Jean-Marie Vianney a su très tôt, avec une évidence jamais remise en cause, que le champ de bataille où se livrent les combats les plus décisifs, c’est le cœur humain. Vatican II rappelait opportunément, dans Gaudium et Spes, que « les déséquilibres qui travaillent le monde sont liés à un déséquilibre plus fondamental qui prend racine dans le cœur de l’homme ». C’est là, dans l’intériorité du cœur humain, que doit agir la grâce du sacrement. Par lui, la conscience est mise sur le chemin de la conversion.
Aujourd’hui, plus que de la « confession », on parle du « sacrement de la miséricorde », sans doute sous l’influence du message de sœur Faustine.

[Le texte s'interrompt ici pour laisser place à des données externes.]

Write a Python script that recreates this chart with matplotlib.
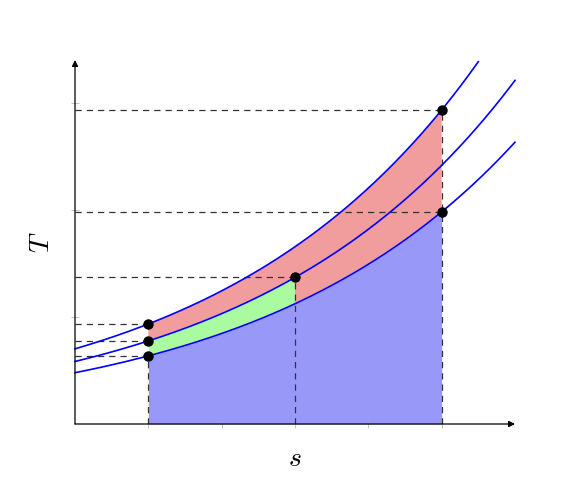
import numpy as np
import matplotlib
matplotlib.use("Agg")
import matplotlib.pyplot as plt
from matplotlib.patches import Polygon

plt.rcParams['mathtext.fontset'] = 'cm'

# isobar curves T = a * exp(b * s)
curve_a = [0.479, 0.584, 0.702]   # lower, middle, upper
curve_b = [0.284, 0.284, 0.286]
curve_smax = [6.0, 6.0, 5.5]

# state points (s, curve index)
s_left = 1.0
s_mid = 3.0
s_right = 5.0

x_ticks = [1, 2, 3, 4, 5]
y_ticks = [1, 2, 3]

red = '#f19d9d'
green = '#aafaa0'
blue = '#9898f8'

def T(i, s):
    return curve_a[i] * np.exp(curve_b[i] * np.asarray(s))

fig = plt.figure(figsize=(5.67, 4.84), dpi=100)
ax = fig.add_axes([75/567, 60/484, 440/567, 364/484])
ax.set_xlim(0, 6.0)
ax.set_ylim(0, 3.4)

# fills
s13 = np.linspace(s_left, s_mid, 100)
s35 = np.linspace(s_mid, s_right, 100)
s15 = np.linspace(s_left, s_right, 200)
ax.fill_between(s15, 0, T(0, s15), color=blue, lw=0, zorder=1)
ax.fill_between(s13, T(0, s13), T(1, s13), color=green, lw=0, zorder=1)
# red region: upper curve 1->5, down to lower at 5, lower 5->3, up to middle at 3, middle 3->1
xs = np.concatenate([s15, s35[::-1], s13[::-1]])
ys = np.concatenate([T(2, s15), T(0, s35[::-1]), T(1, s13[::-1])])
ax.add_patch(Polygon(np.column_stack([xs, ys]), closed=True, facecolor=red,
                     edgecolor='none', zorder=1))

# dashed guide lines
pts = [(s_left, 0), (s_left, 1), (s_left, 2), (s_mid, 1), (s_right, 0), (s_right, 2)]
dash = dict(color='#333333', lw=0.9, ls=(0, (5, 4)), zorder=2)
for s, i in pts:
    t = T(i, s)
    ax.plot([0, s], [t, t], **dash)
for s, i in [(s_left, 0), (s_mid, 1), (s_right, 2)]:
    ax.plot([s, s], [0, T(i, s)], **dash)

# curves
for i in range(3):
    ss = np.linspace(0, curve_smax[i], 300)
    ax.plot(ss, T(i, ss), color='#0000ff', lw=1.2, zorder=3, clip_on=False)

# points
for s, i in pts:
    ax.plot(s, T(i, s), 'o', color='black', ms=6.5, zorder=4)

# axes
for sp in ['top', 'right', 'left', 'bottom']:
    ax.spines[sp].set_visible(False)
ax.annotate('', xy=(6.0, 0), xytext=(0, 0),
            arrowprops=dict(arrowstyle='-|>', color='black', lw=0.9,
                            mutation_scale=9, shrinkA=0, shrinkB=0), zorder=5)
ax.annotate('', xy=(0, 3.4), xytext=(0, 0),
            arrowprops=dict(arrowstyle='-|>', color='black', lw=0.9,
                            mutation_scale=9, shrinkA=0, shrinkB=0), zorder=5)
ax.set_xticks(x_ticks)
ax.set_yticks(y_ticks)
ax.set_xticklabels([])
ax.set_yticklabels([])
ax.tick_params(direction='inout', length=6, width=0.5, color='#aaaaaa')

ax.set_xlabel('$s$', fontsize=20, labelpad=8)
ax.set_ylabel('$T$', fontsize=20, labelpad=8)

fig.savefig('out.png', dpi=100)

Cette religieuse est morte en 1938, c’est-à-dire au carrefour des deux idéologies totalitaires du XXe siècle. La violence se déchaînait alors à un degré inouï. Si Dieu a providentiellement permis que ce message, si ancré dans l’Évangile, soit rappelé à ce moment précis de l’histoire, c’est sans doute pour indiquer que la miséricorde est le seul rempart opposable au mystère du mal. Elle donne un coup d’arrêt à sa propagation. Le sacrement dépose cette grâce dans le cœur qui demande pardon.
Jean-Marie Vianney avait saisi que l’expérience faite, par le pénitent, de la miséricorde de Dieu le mettait en profondeur sur le chemin de la conversion. Avec la conversion du cœur, c’est le monde qui commence à changer !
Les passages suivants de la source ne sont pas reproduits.